▸ GIVEN EXERCISE: Take the data below and extract the lines from the one with "Recreate this image" to the one with "import * as", inclusive, exactly as written.

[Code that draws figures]
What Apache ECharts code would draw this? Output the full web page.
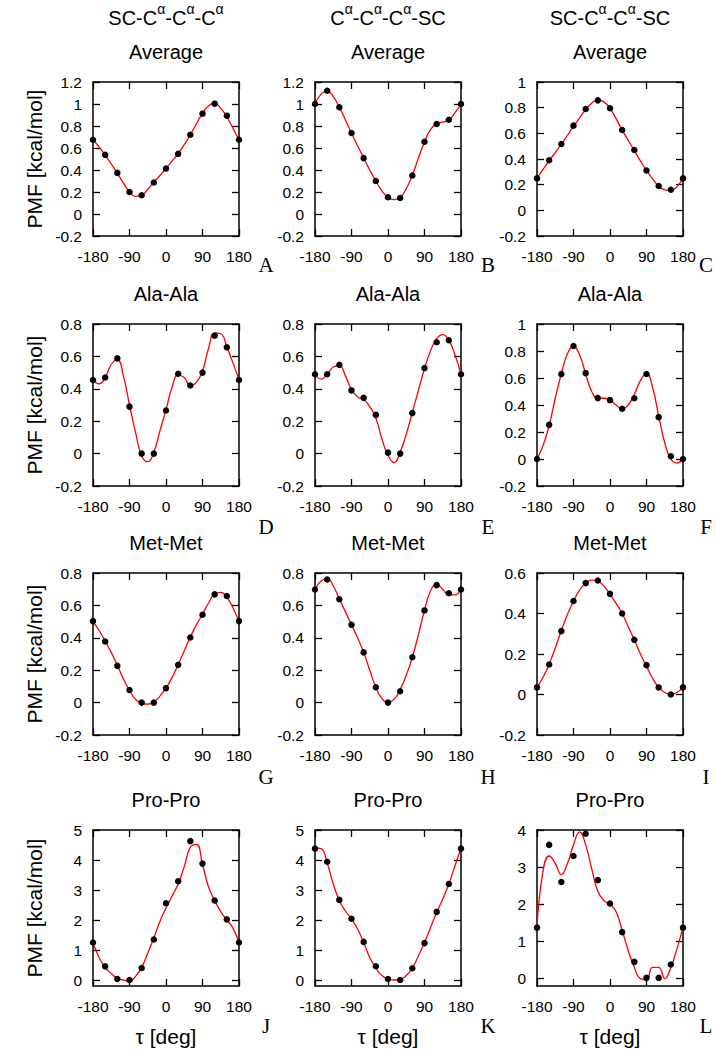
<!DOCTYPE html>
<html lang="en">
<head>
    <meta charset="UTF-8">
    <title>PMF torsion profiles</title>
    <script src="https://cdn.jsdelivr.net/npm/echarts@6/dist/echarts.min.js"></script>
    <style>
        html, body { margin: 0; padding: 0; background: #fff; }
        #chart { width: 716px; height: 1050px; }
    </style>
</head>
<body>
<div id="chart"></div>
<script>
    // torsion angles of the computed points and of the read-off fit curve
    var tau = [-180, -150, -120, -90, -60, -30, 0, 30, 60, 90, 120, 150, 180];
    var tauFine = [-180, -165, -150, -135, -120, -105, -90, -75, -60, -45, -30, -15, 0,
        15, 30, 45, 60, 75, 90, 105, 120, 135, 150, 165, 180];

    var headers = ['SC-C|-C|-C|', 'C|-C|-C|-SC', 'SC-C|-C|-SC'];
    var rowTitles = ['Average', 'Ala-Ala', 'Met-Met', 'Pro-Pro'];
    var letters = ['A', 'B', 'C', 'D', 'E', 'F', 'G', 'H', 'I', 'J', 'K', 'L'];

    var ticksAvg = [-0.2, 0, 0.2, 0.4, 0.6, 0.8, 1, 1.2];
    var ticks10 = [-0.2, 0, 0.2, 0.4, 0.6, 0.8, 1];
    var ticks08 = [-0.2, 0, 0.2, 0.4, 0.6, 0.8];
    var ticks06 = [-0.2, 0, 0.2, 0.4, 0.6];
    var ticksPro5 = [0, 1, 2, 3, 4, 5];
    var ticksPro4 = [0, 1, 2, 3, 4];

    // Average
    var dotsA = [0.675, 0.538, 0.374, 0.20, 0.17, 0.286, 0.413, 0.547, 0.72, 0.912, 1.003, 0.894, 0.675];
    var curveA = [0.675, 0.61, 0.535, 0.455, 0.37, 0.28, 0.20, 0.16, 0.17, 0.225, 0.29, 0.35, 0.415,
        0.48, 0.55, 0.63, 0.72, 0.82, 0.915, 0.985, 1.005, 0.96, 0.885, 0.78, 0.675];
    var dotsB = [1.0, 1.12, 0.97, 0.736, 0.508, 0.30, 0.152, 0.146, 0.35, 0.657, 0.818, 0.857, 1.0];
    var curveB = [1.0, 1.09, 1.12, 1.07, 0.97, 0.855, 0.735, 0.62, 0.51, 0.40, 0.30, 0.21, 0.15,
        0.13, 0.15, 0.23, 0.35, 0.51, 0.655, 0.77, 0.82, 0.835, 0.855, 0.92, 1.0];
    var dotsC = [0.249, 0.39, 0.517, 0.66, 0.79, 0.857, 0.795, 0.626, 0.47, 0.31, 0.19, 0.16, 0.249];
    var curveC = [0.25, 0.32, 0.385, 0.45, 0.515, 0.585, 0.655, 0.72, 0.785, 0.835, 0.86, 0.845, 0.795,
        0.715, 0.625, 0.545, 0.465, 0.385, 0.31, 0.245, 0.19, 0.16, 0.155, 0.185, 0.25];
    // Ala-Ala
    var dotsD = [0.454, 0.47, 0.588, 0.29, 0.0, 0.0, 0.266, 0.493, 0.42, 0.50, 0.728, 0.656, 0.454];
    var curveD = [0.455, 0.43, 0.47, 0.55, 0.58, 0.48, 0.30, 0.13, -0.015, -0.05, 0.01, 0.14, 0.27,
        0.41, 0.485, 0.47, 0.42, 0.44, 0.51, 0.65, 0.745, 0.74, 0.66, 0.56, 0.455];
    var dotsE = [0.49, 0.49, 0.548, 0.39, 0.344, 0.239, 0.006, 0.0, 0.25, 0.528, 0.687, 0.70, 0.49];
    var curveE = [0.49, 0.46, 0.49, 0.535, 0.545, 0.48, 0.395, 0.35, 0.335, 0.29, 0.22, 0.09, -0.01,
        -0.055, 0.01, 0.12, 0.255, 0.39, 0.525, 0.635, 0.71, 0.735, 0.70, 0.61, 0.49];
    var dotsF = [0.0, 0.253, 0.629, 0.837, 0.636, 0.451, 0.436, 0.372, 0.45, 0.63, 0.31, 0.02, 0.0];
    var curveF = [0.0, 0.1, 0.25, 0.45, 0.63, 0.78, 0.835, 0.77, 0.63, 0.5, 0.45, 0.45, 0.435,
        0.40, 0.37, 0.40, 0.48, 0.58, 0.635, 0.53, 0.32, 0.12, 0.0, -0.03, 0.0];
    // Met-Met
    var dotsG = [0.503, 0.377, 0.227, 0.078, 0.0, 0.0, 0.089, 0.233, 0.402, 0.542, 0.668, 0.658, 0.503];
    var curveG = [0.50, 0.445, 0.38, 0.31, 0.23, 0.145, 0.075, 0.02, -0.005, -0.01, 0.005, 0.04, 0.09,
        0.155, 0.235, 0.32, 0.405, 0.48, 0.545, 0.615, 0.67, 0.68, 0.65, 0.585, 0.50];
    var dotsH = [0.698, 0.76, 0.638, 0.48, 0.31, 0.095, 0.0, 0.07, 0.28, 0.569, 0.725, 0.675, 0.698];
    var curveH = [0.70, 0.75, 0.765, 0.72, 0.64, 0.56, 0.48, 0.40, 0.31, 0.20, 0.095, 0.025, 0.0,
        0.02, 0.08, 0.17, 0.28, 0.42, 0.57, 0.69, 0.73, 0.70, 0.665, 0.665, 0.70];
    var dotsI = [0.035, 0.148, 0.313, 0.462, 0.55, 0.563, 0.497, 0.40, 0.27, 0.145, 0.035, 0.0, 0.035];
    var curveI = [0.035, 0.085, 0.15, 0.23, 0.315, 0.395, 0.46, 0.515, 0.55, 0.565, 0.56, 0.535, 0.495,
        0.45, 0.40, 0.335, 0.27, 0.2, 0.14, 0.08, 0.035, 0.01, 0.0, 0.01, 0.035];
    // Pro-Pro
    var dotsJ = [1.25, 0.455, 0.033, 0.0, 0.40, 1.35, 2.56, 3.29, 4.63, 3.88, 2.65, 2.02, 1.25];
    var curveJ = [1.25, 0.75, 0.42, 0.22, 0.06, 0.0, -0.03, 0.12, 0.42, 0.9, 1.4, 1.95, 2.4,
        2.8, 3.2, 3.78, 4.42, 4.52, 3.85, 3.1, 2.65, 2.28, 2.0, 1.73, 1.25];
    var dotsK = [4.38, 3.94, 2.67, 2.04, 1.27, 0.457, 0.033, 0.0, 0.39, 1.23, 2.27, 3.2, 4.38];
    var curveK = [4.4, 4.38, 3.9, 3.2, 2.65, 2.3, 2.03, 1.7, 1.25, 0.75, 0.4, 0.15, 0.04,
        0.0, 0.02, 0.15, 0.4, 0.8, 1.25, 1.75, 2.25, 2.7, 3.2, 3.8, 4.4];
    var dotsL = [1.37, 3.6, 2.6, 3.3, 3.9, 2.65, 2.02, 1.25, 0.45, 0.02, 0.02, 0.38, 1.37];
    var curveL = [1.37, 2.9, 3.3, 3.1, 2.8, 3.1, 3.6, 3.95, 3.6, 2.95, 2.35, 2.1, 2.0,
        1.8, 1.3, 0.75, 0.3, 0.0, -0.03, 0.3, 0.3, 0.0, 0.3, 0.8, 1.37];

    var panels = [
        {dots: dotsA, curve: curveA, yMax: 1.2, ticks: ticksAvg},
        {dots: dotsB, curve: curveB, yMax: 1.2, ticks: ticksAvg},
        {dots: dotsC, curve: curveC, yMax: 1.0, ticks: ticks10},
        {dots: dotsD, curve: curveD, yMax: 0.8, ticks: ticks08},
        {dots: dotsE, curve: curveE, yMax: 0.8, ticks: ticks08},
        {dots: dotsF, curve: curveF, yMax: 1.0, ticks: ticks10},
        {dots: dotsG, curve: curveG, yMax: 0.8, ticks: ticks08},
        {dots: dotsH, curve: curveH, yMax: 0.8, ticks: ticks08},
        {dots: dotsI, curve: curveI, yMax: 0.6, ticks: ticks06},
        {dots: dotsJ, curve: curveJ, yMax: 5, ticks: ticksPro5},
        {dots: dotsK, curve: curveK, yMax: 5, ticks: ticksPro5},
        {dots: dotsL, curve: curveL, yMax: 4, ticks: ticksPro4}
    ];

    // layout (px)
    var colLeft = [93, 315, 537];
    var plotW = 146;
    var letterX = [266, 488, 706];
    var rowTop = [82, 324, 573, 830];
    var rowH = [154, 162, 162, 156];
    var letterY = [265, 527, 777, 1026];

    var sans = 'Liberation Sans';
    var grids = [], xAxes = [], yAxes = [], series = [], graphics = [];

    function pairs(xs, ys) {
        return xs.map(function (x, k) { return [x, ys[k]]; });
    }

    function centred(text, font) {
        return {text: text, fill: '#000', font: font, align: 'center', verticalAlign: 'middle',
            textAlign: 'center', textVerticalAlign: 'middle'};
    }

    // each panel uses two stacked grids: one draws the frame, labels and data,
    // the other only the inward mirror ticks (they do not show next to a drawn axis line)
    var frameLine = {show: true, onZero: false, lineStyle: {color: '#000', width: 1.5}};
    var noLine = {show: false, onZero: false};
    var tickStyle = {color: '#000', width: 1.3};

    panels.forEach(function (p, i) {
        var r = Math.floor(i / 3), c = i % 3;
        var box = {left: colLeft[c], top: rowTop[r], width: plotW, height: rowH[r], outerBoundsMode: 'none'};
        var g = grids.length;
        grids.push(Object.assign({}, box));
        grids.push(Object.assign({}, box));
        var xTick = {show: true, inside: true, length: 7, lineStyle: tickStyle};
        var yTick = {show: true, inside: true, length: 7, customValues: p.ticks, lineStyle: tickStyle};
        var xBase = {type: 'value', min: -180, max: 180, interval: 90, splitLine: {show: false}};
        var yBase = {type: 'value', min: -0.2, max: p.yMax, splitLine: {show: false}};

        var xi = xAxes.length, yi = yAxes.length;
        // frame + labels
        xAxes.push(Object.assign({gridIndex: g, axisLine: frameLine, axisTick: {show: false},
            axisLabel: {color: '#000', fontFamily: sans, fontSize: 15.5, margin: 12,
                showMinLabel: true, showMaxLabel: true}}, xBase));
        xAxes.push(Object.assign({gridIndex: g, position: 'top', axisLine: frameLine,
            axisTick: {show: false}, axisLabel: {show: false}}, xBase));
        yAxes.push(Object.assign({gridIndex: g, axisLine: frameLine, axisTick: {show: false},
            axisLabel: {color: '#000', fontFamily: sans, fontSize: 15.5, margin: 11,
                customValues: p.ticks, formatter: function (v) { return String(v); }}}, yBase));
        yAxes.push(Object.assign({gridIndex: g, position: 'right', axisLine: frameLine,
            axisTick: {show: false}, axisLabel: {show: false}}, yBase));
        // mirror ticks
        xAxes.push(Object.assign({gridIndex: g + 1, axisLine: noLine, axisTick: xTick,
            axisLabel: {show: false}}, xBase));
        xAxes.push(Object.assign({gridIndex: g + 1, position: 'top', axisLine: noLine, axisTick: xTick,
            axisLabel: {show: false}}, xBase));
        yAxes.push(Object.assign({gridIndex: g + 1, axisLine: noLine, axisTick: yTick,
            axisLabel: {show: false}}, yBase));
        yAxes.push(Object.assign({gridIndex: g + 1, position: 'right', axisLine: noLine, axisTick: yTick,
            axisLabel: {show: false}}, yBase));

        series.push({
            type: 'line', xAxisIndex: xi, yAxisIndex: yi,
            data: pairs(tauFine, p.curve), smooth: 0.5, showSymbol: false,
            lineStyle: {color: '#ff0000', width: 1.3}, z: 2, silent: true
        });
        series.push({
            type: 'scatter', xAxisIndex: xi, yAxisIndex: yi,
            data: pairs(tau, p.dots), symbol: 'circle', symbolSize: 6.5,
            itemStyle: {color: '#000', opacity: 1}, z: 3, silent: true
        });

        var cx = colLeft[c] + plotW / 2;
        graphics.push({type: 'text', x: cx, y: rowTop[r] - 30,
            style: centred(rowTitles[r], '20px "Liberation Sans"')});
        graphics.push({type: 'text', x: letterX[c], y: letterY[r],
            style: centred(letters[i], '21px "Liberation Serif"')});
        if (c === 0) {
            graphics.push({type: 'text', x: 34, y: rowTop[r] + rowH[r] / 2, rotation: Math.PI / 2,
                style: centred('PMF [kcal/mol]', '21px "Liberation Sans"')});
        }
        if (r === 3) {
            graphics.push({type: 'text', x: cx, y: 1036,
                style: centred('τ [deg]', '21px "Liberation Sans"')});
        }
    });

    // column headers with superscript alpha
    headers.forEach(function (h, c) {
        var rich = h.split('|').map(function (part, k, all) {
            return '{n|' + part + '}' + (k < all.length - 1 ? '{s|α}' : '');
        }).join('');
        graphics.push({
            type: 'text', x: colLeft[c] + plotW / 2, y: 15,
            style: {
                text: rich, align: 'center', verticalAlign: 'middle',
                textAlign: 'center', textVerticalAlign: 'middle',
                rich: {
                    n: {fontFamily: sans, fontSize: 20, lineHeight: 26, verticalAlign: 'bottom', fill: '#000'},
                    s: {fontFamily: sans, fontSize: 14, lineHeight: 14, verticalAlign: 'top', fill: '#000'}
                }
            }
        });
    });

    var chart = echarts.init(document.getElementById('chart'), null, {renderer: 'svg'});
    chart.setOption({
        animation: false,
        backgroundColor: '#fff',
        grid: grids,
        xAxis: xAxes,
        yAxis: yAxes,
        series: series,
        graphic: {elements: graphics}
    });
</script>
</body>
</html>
==
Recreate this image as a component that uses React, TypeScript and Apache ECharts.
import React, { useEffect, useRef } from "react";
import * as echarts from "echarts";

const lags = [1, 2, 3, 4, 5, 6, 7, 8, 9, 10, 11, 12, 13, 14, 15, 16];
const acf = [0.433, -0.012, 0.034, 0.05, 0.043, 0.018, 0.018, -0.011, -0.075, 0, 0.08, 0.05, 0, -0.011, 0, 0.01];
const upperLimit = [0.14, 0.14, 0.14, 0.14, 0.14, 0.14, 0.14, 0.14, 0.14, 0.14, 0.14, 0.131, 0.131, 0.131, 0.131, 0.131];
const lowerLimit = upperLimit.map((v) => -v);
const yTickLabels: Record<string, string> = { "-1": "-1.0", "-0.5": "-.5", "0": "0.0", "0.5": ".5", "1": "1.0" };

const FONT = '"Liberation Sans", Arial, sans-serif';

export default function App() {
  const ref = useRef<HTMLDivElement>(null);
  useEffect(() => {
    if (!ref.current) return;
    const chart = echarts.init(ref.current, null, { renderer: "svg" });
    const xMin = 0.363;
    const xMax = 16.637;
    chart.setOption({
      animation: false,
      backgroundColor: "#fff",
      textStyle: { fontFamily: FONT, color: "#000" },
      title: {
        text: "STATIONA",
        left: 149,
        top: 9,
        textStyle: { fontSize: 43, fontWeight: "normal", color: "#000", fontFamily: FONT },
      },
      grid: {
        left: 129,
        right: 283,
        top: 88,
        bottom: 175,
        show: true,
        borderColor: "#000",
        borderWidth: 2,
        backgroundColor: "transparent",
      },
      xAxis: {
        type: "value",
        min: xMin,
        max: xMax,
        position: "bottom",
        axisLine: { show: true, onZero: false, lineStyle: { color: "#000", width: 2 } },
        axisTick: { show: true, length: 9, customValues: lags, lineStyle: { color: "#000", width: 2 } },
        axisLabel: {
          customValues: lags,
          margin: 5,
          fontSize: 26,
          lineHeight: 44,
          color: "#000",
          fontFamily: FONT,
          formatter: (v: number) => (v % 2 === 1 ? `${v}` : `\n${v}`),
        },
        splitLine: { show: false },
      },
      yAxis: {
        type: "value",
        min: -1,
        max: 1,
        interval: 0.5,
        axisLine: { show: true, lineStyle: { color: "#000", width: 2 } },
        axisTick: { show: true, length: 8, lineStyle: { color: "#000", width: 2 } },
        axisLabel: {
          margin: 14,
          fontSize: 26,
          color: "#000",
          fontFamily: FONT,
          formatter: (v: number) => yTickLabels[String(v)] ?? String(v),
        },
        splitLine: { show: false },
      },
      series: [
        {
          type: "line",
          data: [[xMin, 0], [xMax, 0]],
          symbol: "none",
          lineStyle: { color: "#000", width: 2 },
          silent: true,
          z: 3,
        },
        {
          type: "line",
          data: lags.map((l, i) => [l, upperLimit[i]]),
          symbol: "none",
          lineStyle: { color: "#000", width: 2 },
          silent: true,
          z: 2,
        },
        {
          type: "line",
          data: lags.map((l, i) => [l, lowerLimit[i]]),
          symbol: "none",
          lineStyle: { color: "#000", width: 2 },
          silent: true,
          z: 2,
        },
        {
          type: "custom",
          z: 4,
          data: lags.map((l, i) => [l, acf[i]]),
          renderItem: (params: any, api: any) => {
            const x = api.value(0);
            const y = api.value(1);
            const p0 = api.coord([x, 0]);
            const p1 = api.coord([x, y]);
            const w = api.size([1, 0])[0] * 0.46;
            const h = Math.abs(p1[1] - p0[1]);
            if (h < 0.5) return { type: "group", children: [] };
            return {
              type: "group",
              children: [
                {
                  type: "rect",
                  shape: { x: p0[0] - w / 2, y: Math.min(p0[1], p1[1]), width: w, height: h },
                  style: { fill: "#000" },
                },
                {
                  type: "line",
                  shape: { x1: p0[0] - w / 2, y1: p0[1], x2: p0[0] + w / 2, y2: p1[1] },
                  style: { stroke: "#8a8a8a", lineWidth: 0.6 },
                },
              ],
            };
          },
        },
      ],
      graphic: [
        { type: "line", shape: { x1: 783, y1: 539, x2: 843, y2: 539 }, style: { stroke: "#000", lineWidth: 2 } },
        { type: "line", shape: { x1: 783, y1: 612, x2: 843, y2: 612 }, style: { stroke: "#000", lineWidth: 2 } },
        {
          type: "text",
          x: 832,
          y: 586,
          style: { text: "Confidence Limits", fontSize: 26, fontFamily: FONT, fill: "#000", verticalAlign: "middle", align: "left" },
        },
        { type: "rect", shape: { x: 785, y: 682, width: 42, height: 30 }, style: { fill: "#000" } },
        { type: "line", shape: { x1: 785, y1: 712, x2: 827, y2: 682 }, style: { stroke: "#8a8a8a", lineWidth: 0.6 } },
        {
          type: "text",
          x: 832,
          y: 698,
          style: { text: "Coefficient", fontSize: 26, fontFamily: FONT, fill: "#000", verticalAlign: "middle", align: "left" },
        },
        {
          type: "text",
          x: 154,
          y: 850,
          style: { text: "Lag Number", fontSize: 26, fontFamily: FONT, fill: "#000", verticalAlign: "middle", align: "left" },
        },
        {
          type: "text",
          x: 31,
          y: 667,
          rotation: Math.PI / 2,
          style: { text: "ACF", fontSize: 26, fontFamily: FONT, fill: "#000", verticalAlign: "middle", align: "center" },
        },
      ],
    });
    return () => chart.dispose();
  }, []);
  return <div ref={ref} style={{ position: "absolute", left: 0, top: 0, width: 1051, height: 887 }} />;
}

▸ FINAL RESULT:
Recreate this image as a component that uses React, TypeScript and Apache ECharts.
import React, { useEffect, useRef } from "react";
import * as echarts from "echarts";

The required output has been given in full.